● Information provided
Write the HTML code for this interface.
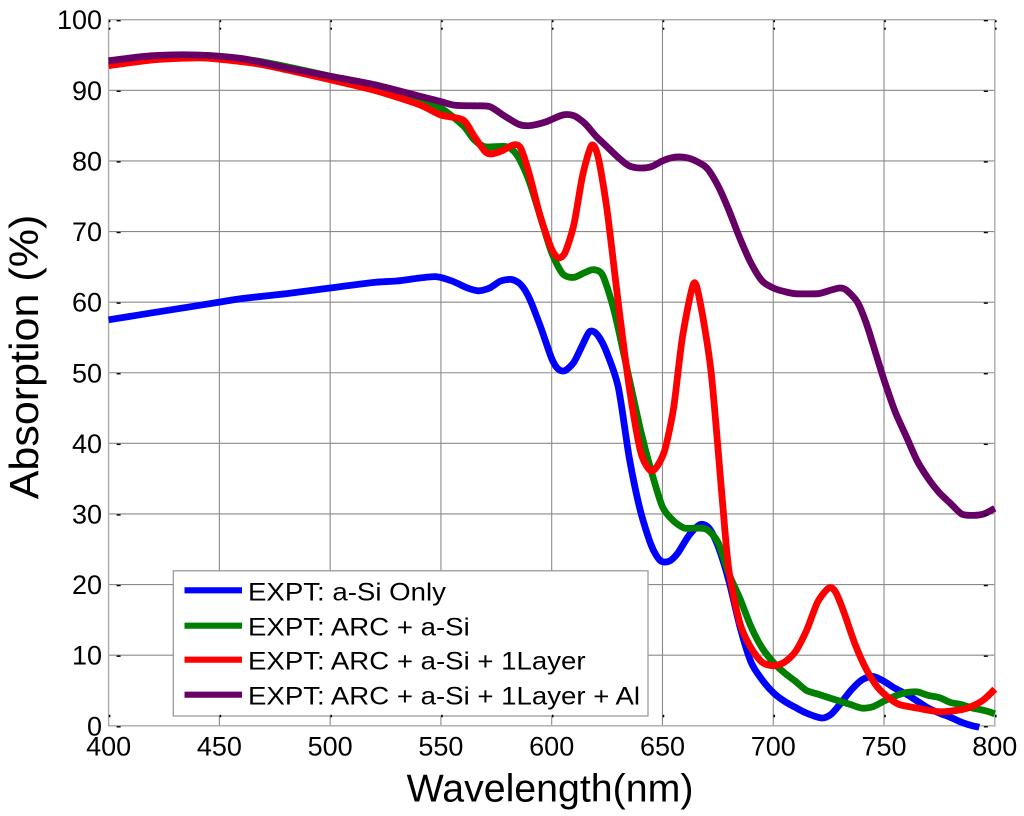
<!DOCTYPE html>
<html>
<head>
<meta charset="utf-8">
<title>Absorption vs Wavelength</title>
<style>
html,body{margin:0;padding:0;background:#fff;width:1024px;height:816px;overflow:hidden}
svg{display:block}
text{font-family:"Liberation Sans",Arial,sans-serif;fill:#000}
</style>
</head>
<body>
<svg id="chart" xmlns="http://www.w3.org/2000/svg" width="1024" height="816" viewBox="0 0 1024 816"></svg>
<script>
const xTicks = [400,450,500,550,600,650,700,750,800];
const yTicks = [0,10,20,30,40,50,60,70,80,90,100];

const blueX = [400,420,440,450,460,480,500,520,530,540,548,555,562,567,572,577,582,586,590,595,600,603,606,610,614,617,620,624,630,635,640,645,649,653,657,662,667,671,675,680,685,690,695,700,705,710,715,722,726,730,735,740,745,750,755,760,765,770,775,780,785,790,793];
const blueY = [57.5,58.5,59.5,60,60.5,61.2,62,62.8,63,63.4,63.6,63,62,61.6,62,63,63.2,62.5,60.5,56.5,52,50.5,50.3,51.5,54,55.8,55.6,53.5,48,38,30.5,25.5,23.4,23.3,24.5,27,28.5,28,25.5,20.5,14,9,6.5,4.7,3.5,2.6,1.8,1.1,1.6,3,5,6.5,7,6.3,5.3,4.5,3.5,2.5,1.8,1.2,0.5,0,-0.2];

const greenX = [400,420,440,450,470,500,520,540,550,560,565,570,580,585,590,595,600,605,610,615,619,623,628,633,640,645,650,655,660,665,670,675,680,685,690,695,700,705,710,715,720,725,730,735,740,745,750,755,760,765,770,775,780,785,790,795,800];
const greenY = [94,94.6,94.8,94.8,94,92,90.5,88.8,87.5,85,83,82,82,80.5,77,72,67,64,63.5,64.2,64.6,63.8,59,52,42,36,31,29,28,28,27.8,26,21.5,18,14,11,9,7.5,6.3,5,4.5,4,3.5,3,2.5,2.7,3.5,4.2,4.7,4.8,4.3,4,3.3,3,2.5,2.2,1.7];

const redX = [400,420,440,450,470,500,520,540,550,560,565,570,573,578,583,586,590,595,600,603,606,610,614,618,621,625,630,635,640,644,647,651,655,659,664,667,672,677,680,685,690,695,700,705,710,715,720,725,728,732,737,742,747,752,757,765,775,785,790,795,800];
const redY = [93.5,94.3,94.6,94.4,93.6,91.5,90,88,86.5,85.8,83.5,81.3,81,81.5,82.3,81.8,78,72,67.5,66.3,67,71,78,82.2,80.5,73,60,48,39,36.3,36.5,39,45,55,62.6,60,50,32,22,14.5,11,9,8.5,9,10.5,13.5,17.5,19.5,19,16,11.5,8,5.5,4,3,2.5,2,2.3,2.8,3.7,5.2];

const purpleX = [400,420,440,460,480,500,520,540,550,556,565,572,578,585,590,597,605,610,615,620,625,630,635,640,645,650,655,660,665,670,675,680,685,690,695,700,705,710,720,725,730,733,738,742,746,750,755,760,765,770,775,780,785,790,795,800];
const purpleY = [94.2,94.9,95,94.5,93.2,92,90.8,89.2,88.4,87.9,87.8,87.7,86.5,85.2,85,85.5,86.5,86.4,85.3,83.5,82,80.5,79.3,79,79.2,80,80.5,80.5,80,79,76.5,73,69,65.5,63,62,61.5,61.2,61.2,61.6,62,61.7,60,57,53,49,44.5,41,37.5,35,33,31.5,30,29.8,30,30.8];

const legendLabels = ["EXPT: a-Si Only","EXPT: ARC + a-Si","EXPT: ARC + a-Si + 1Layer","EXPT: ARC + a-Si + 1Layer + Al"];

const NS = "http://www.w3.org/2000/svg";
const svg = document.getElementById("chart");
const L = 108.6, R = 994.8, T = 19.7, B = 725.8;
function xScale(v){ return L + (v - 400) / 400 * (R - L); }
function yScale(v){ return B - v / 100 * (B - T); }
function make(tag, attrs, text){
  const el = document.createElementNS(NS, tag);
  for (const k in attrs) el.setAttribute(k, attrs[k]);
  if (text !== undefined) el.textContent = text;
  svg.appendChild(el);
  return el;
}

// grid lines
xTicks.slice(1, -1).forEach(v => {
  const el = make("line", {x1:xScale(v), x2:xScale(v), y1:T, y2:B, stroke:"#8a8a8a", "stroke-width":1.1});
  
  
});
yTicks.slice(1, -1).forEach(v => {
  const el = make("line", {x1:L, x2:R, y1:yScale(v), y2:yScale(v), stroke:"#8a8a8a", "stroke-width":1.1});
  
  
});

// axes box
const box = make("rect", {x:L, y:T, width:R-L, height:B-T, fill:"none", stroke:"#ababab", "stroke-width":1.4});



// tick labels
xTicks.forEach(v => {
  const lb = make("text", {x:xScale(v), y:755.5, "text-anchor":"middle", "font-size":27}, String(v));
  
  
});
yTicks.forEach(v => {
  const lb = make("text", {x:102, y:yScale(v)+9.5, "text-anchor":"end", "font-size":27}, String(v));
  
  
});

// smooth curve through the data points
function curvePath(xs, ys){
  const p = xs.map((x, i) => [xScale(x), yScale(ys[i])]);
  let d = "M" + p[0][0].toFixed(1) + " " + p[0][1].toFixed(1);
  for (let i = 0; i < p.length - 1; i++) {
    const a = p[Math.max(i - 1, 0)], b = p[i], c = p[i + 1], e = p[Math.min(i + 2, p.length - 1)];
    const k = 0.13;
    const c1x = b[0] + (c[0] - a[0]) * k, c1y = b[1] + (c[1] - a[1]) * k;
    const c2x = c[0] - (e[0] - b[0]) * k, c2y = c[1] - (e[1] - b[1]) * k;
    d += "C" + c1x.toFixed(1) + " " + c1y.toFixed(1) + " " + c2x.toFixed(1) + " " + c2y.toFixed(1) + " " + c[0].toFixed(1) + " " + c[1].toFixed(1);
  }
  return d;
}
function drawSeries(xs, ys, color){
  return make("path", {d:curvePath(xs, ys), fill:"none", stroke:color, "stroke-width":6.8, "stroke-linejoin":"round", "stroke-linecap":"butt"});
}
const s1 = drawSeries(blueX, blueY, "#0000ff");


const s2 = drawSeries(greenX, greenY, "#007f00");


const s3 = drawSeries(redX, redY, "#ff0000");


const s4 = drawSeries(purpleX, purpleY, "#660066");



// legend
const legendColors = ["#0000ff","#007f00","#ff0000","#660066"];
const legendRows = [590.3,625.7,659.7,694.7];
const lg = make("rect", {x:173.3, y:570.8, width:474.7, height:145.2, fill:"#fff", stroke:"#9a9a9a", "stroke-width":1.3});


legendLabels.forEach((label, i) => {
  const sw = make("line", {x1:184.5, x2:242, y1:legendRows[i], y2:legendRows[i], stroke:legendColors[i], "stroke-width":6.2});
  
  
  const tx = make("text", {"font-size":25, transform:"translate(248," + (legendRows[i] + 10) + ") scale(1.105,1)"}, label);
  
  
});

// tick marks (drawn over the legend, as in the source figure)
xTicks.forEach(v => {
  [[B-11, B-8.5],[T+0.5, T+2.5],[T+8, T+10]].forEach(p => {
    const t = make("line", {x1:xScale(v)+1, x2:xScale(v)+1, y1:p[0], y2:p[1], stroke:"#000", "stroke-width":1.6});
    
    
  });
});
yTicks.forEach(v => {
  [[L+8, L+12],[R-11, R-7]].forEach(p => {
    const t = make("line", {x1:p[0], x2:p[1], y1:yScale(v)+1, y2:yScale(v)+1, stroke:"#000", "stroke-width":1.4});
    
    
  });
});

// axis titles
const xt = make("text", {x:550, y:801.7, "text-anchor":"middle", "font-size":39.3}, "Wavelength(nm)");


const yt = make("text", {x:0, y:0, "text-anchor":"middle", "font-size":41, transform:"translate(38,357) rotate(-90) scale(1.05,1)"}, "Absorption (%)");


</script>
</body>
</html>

● To do
Write out exactly the opening lines of the data, stopping after the line that holds "const yTicks = [0,10,20,30,40,50,60,70,80,90,100];". Exclude pictures.

● Task solution
Write the HTML code for this interface.
<!DOCTYPE html>
<html>
<head>
<meta charset="utf-8">
<title>Absorption vs Wavelength</title>
<style>
html,body{margin:0;padding:0;background:#fff;width:1024px;height:816px;overflow:hidden}
svg{display:block}
text{font-family:"Liberation Sans",Arial,sans-serif;fill:#000}
</style>
</head>
<body>
<svg id="chart" xmlns="http://www.w3.org/2000/svg" width="1024" height="816" viewBox="0 0 1024 816"></svg>
<script>
const xTicks = [400,450,500,550,600,650,700,750,800];
const yTicks = [0,10,20,30,40,50,60,70,80,90,100];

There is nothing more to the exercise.